E esta estrada? A outra, aquela com vários caminhos, bifurcações, emaranhados, retornos, destinos, melhor ainda, aquela que tem trilhos e trens? Uma ferrovia no oceano? Por que não? Um metro, trem bala, trem flutuante e dali você sai a pé por uma estrada que sobe e desce e fica reta e depois volta pra pegar algo que esqueceu na estação e decide — por que não? — pegar uma bicicleta e andar numa ciclovia e faz a sua estrada sem rumo ou com rumo, tanto faz. Chega onde quer e descobre que não queria tanto assim, vai pra outro lugar no veículo que decidir ou sem veículo algum ou, sei lá, só fica parado no caminho observando o céu, sentindo o vento bater na cara sem sequer cogitar que o tato da sua face ao receber a brisa é uma enganação.

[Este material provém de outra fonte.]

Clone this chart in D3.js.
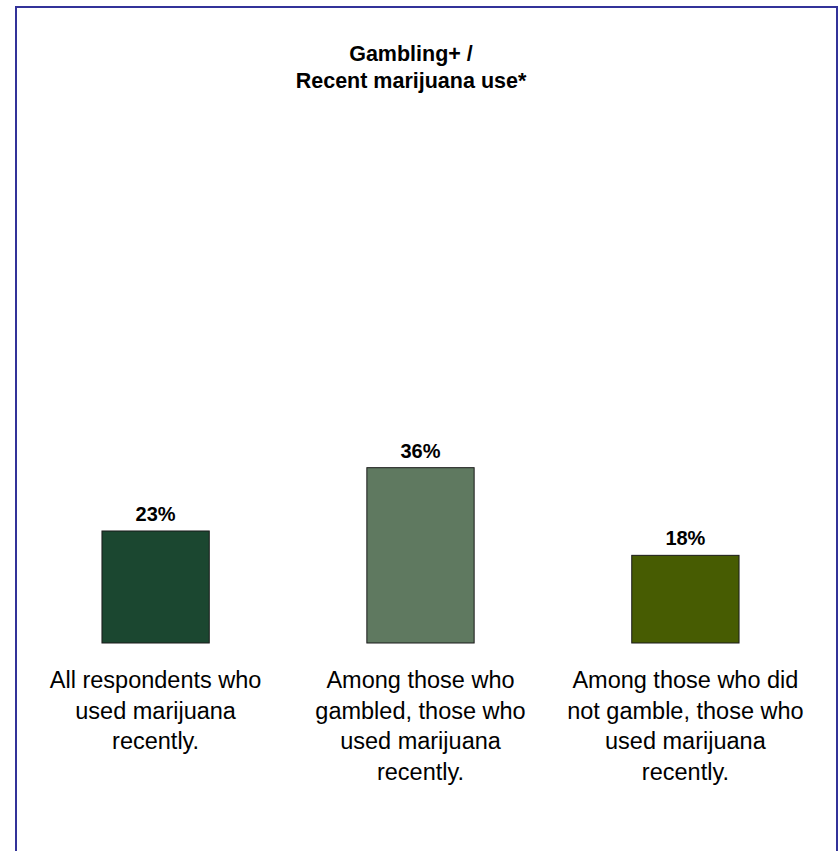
<!DOCTYPE html>
<html>
<head>
<meta charset="utf-8">
<script src="https://cdn.jsdelivr.net/npm/d3@7"></script>
<style>
  html, body { margin: 0; padding: 0; background: #fff; }
  svg { display: block; }
  text { font-family: "Liberation Sans", Arial, sans-serif; fill: #000; }
</style>
</head>
<body>
<svg id="chart" width="839" height="851"></svg>
<script>
const titleLines = ["Gambling+ /", "Recent marijuana use*"];
const categories = [
  "All respondents who used marijuana recently.",
  "Among those who gambled, those who used marijuana recently.",
  "Among those who did not gamble, those who used marijuana recently."
];
const categoryLines = [
  ["All respondents who", "used marijuana", "recently."],
  ["Among those who", "gambled, those who", "used marijuana", "recently."],
  ["Among those who did", "not gamble, those who", "used marijuana", "recently."]
];
const values = [23, 36, 18];
const valueLabels = ["23%", "36%", "18%"];
const colors = ["#1b4730", "#5f7960", "#475c02"];

const svg = d3.select("#chart");

// frame
svg.append("rect")
  .attr("x", 16).attr("y", 7)
  .attr("width", 821).attr("height", 900)
  .attr("fill", "none")
  .attr("stroke", "#333399")
  .attr("stroke-width", 2);

// title
const title = svg.append("text")
  .attr("x", 411).attr("y", 61)
  .attr("text-anchor", "middle")
  .style("font-size", "21.5px")
  .style("font-weight", "bold");
title.selectAll("tspan").data(titleLines).join("tspan")
  .attr("x", 411)
  .attr("dy", (d, i) => i === 0 ? 0 : 26.5)
  .text(d => d);

const x = d3.scaleBand()
  .domain(categories)
  .range([22.5, 818.5])
  .paddingInner(0.595)
  .paddingOuter(0.3);

const y = d3.scaleLinear().domain([0, 100]).range([643, 156]);

const data = categories.map((c, i) => ({ c, v: values[i], label: valueLabels[i], color: colors[i], lines: categoryLines[i] }));

svg.append("g").selectAll("rect").data(data).join("rect")
  .attr("x", d => x(d.c))
  .attr("y", d => y(d.v))
  .attr("width", x.bandwidth())
  .attr("height", d => y(0) - y(d.v))
  .attr("fill", d => d.color)
  .attr("stroke", "#1a1a1a")
  .attr("stroke-width", 1);

svg.append("g").selectAll("text").data(data).join("text")
  .attr("x", d => x(d.c) + x.bandwidth() / 2)
  .attr("y", d => y(d.v) - 10)
  .attr("text-anchor", "middle")
  .style("font-size", "20px")
  .style("font-weight", "bold")
  .text(d => d.label);

const cat = svg.append("g").selectAll("text").data(data).join("text")
  .attr("x", d => x(d.c) + x.bandwidth() / 2)
  .attr("y", 688)
  .attr("text-anchor", "middle")
  .style("font-size", "23.5px");
cat.selectAll("tspan").data(d => d.lines.map(l => ({ l, cx: x(d.c) + x.bandwidth() / 2 }))).join("tspan")
  .attr("x", d => d.cx)
  .attr("dy", (d, i) => i === 0 ? 0 : 30.5)
  .text(d => d.l);
</script>
</body>
</html>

Sentir o cheiro de merda fresca ou de um lanche, experimentar um chocolate novo ou dar uma chance pra couve-flor frita e depois descobrir que gosta dela cozida também, com um azeitinho e brócolis com tomate pro acompanhamento, um purezinho de mandioquinha salsa, degustar com a boca cheia e, adivinha, não se preocupar se a merda fedida ou a comida gostosa são reais ou não, porque não importa o que a razão mágica cartesiana diz, você está vivo, muito antes de pensar, muito antes de fecundar um óvulo e muito depois de ir pra vala funda e não na forma de uma amoeba racional deificada resumida no pensar, não, você está vivo pelas ações, pelas sensações, pelas conexões, por tudo que alguém fez, sentiu ou vai fazer ou sentir, por toda estrada que alguém um dia ousou pegar, sem se preocupar com destino ou se preocupando, ou preocupado se se preocupava ou não, ou tanto faz, porque é impossível mensurar todas as estradas e todos os caminhos, é impossível quantificar a infinitude e quando tentam fazer isso com dois polos deixa de ser apenas impossível e se torna patético, risível, ridículo. Se torna toda a ausência que eles tanto temem? Talvez, mas pra mim tanto faz, porque eu não acredito na ausência, minha única fé é a presença e ela não é sobre credos, é sobre sentir e sobre caminhar eternamente em todos os sentidos, direções e em muitas mais dimensões cartográficas que possamos imaginar. Esta estrada é a única que quero andar, ciente que de única ela nada tem.